TASK REQUIREMENTS:
Write out the entire listing below exactly, with the pictures left out.

SUPPLIED DATA:
══════
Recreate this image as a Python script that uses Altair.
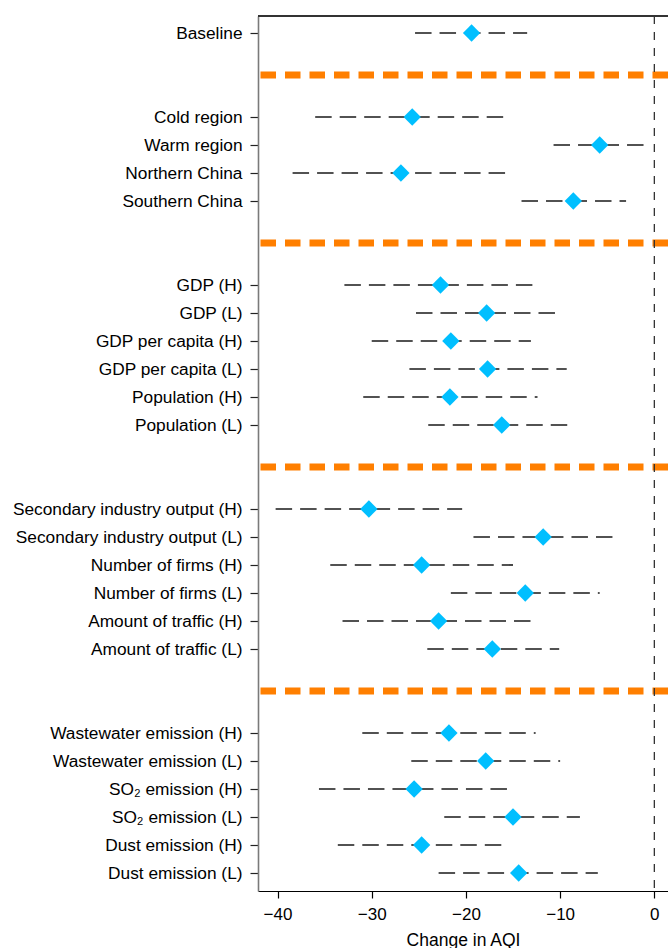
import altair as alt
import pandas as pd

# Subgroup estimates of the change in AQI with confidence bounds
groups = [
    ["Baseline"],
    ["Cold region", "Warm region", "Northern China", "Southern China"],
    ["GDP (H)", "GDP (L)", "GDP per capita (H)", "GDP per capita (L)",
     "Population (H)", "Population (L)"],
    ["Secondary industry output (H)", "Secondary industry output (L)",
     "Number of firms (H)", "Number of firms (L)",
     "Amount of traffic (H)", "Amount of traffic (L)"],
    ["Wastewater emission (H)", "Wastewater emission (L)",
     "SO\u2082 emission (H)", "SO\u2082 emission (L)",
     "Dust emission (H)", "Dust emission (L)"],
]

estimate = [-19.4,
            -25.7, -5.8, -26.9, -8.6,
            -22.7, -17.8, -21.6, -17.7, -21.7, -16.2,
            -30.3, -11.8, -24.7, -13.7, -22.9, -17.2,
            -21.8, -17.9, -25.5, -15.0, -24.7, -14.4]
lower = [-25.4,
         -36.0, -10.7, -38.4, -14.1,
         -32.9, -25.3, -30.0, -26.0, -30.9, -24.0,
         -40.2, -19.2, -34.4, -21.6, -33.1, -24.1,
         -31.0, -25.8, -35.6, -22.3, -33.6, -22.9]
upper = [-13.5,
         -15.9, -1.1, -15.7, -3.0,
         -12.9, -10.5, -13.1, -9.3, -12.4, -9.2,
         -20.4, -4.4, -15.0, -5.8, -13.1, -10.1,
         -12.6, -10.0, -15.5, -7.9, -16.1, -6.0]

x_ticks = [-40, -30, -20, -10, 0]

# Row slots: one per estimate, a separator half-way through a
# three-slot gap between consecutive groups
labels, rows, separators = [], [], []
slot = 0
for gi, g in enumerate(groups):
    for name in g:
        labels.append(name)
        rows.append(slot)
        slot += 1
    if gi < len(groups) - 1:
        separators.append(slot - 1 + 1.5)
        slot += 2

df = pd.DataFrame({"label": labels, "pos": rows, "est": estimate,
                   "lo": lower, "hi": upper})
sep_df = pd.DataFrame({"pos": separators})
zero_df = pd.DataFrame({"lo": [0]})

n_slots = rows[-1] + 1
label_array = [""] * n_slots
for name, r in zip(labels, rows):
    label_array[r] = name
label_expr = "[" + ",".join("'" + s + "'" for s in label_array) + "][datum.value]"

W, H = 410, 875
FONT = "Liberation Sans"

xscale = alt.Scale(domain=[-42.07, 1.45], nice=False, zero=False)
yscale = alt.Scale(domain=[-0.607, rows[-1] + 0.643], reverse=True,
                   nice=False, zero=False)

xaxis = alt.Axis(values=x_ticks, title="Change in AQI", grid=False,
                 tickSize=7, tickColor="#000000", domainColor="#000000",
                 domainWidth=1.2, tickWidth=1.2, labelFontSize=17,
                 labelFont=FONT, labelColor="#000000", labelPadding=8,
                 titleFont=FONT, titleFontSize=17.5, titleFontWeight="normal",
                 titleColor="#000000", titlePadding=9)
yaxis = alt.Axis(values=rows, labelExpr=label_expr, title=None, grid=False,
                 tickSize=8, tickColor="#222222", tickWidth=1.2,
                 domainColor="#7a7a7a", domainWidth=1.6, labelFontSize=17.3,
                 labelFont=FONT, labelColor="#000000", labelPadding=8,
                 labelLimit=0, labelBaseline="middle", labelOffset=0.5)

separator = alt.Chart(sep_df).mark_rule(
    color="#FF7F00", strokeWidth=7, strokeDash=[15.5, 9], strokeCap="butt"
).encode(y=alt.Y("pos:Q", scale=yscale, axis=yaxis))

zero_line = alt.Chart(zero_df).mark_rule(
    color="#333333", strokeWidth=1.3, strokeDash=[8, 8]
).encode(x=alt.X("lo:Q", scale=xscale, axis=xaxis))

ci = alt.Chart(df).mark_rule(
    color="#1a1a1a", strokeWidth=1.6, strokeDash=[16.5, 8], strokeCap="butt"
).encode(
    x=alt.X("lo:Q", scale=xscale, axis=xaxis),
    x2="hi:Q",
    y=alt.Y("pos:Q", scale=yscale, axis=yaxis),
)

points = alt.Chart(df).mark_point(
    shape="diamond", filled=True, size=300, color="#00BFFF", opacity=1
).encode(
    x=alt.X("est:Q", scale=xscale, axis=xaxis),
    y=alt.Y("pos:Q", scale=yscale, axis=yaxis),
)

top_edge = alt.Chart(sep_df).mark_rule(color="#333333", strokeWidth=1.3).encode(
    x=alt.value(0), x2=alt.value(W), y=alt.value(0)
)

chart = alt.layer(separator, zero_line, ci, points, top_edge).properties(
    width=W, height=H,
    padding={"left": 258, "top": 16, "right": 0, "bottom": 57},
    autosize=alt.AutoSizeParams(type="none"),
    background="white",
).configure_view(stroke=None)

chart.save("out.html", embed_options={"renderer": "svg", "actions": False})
══════
SOLUTION:
Recreate this image as a Python script that uses Altair.
import altair as alt
import pandas as pd

# Subgroup estimates of the change in AQI with confidence bounds
groups = [
    ["Baseline"],
    ["Cold region", "Warm region", "Northern China", "Southern China"],
    ["GDP (H)", "GDP (L)", "GDP per capita (H)", "GDP per capita (L)",
     "Population (H)", "Population (L)"],
    ["Secondary industry output (H)", "Secondary industry output (L)",
     "Number of firms (H)", "Number of firms (L)",
     "Amount of traffic (H)", "Amount of traffic (L)"],
    ["Wastewater emission (H)", "Wastewater emission (L)",
     "SO\u2082 emission (H)", "SO\u2082 emission (L)",
     "Dust emission (H)", "Dust emission (L)"],
]

estimate = [-19.4,
            -25.7, -5.8, -26.9, -8.6,
            -22.7, -17.8, -21.6, -17.7, -21.7, -16.2,
            -30.3, -11.8, -24.7, -13.7, -22.9, -17.2,
            -21.8, -17.9, -25.5, -15.0, -24.7, -14.4]
lower = [-25.4,
         -36.0, -10.7, -38.4, -14.1,
         -32.9, -25.3, -30.0, -26.0, -30.9, -24.0,
         -40.2, -19.2, -34.4, -21.6, -33.1, -24.1,
         -31.0, -25.8, -35.6, -22.3, -33.6, -22.9]
upper = [-13.5,
         -15.9, -1.1, -15.7, -3.0,
         -12.9, -10.5, -13.1, -9.3, -12.4, -9.2,
         -20.4, -4.4, -15.0, -5.8, -13.1, -10.1,
         -12.6, -10.0, -15.5, -7.9, -16.1, -6.0]

x_ticks = [-40, -30, -20, -10, 0]

# Row slots: one per estimate, a separator half-way through a
# three-slot gap between consecutive groups
labels, rows, separators = [], [], []
slot = 0
for gi, g in enumerate(groups):
    for name in g:
        labels.append(name)
        rows.append(slot)
        slot += 1
    if gi < len(groups) - 1:
        separators.append(slot - 1 + 1.5)
        slot += 2

df = pd.DataFrame({"label": labels, "pos": rows, "est": estimate,
                   "lo": lower, "hi": upper})
sep_df = pd.DataFrame({"pos": separators})
zero_df = pd.DataFrame({"lo": [0]})

n_slots = rows[-1] + 1
label_array = [""] * n_slots
for name, r in zip(labels, rows):
    label_array[r] = name
label_expr = "[" + ",".join("'" + s + "'" for s in label_array) + "][datum.value]"

W, H = 410, 875
FONT = "Liberation Sans"

xscale = alt.Scale(domain=[-42.07, 1.45], nice=False, zero=False)
yscale = alt.Scale(domain=[-0.607, rows[-1] + 0.643], reverse=True,
                   nice=False, zero=False)

xaxis = alt.Axis(values=x_ticks, title="Change in AQI", grid=False,
                 tickSize=7, tickColor="#000000", domainColor="#000000",
                 domainWidth=1.2, tickWidth=1.2, labelFontSize=17,
                 labelFont=FONT, labelColor="#000000", labelPadding=8,
                 titleFont=FONT, titleFontSize=17.5, titleFontWeight="normal",
                 titleColor="#000000", titlePadding=9)
yaxis = alt.Axis(values=rows, labelExpr=label_expr, title=None, grid=False,
                 tickSize=8, tickColor="#222222", tickWidth=1.2,
                 domainColor="#7a7a7a", domainWidth=1.6, labelFontSize=17.3,
                 labelFont=FONT, labelColor="#000000", labelPadding=8,
                 labelLimit=0, labelBaseline="middle", labelOffset=0.5)

separator = alt.Chart(sep_df).mark_rule(
    color="#FF7F00", strokeWidth=7, strokeDash=[15.5, 9], strokeCap="butt"
).encode(y=alt.Y("pos:Q", scale=yscale, axis=yaxis))

zero_line = alt.Chart(zero_df).mark_rule(
    color="#333333", strokeWidth=1.3, strokeDash=[8, 8]
).encode(x=alt.X("lo:Q", scale=xscale, axis=xaxis))

ci = alt.Chart(df).mark_rule(
    color="#1a1a1a", strokeWidth=1.6, strokeDash=[16.5, 8], strokeCap="butt"
).encode(
    x=alt.X("lo:Q", scale=xscale, axis=xaxis),
    x2="hi:Q",
    y=alt.Y("pos:Q", scale=yscale, axis=yaxis),
)

points = alt.Chart(df).mark_point(
    shape="diamond", filled=True, size=300, color="#00BFFF", opacity=1
).encode(
    x=alt.X("est:Q", scale=xscale, axis=xaxis),
    y=alt.Y("pos:Q", scale=yscale, axis=yaxis),
)

top_edge = alt.Chart(sep_df).mark_rule(color="#333333", strokeWidth=1.3).encode(
    x=alt.value(0), x2=alt.value(W), y=alt.value(0)
)

chart = alt.layer(separator, zero_line, ci, points, top_edge).properties(
    width=W, height=H,
    padding={"left": 258, "top": 16, "right": 0, "bottom": 57},
    autosize=alt.AutoSizeParams(type="none"),
    background="white",
).configure_view(stroke=None)

chart.save("out.html", embed_options={"renderer": "svg", "actions": False})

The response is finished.